One speaker, Dan Hart, told ‘a tale of two Southingtons.’ In one version of the town, businesses are growing, and the grand list is increasing in value. In the other version, Hart said that the town is underfunding schools and education.

Debbi Mauro said that “education has been on the short end for years.” She said the community should be helping each other when times are tough.

Jocelyn Alia, a mother of a young student, said schools need innovation and creative thinking, especially in the age where children are exposed to violence and destruction in their schools.

“Schools are a child’s second home,” Alia said. “For some, it’s their primary place for safety and social construct.”

A few residents commented on the per-pupil-expenditure rating. Southington ranks 154 out of 166 school districts in per-pupil spending. Residents commented that the grand list in Southington has continued to grow each year, but the per-pupil spending rank, they said, did not match that growth.
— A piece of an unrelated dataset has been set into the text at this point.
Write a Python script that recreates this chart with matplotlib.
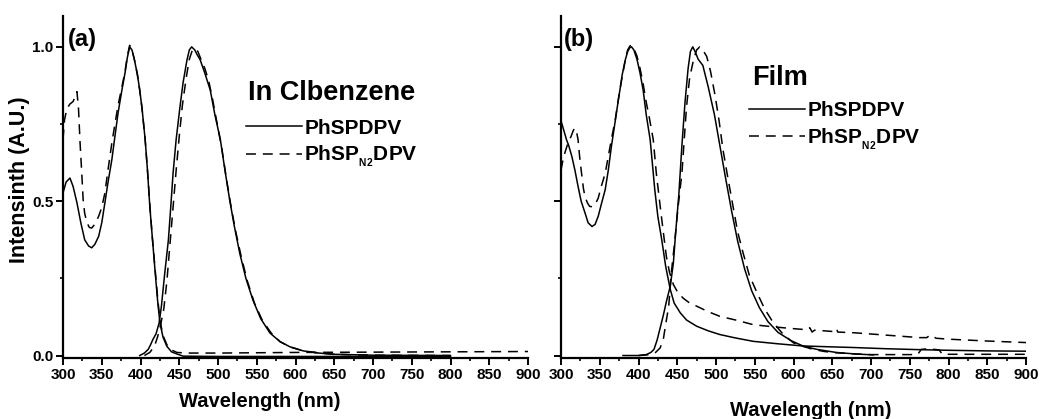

They felt the town should be able to offer more to each student.

Kathleen Reilly told the BOF, “Raise my taxes,” arguing teachers do their best with very little. “It’s not acceptable to keep blaming the state.”

Principal of Derynoski Elementary School, Jan Verderame, said Southington takes great pride in the school system. “Our students are the future of our community and economy,” she said.

Fourth grade educator Robert Lalla said he wouldn’t want to work anywhere else, despite some accusations from others suggesting that if schools aren’t properly funded, educators would leave. However, he said, “We need support. We can do better.”

One resident, Alexandra Anderson, had a different approach from the majority. She compared the BOE budget to her own life as a young millennial mother, saying the BOE proposed budget features “bling” and other unnecessary requests.

“We need to do better at reducing waste,” Anderson said, asking the BOF to consider a “cleaner school system budget.”

The residents of Southington who spoke at the hearing ultimately showed an overwhelming support for a strong education system and structure for the community’s youth. It is up to the elected board members now to take in the responses they heard and move along on the budget calendar.

The BOF is scheduled to adopt the budget on March 28. A Town Council public hearing will take place at 7 p.m. on April 23 at the Municipal Center. The council will adopt the budget on May 14, and the BOF will set the mill rate on May 21.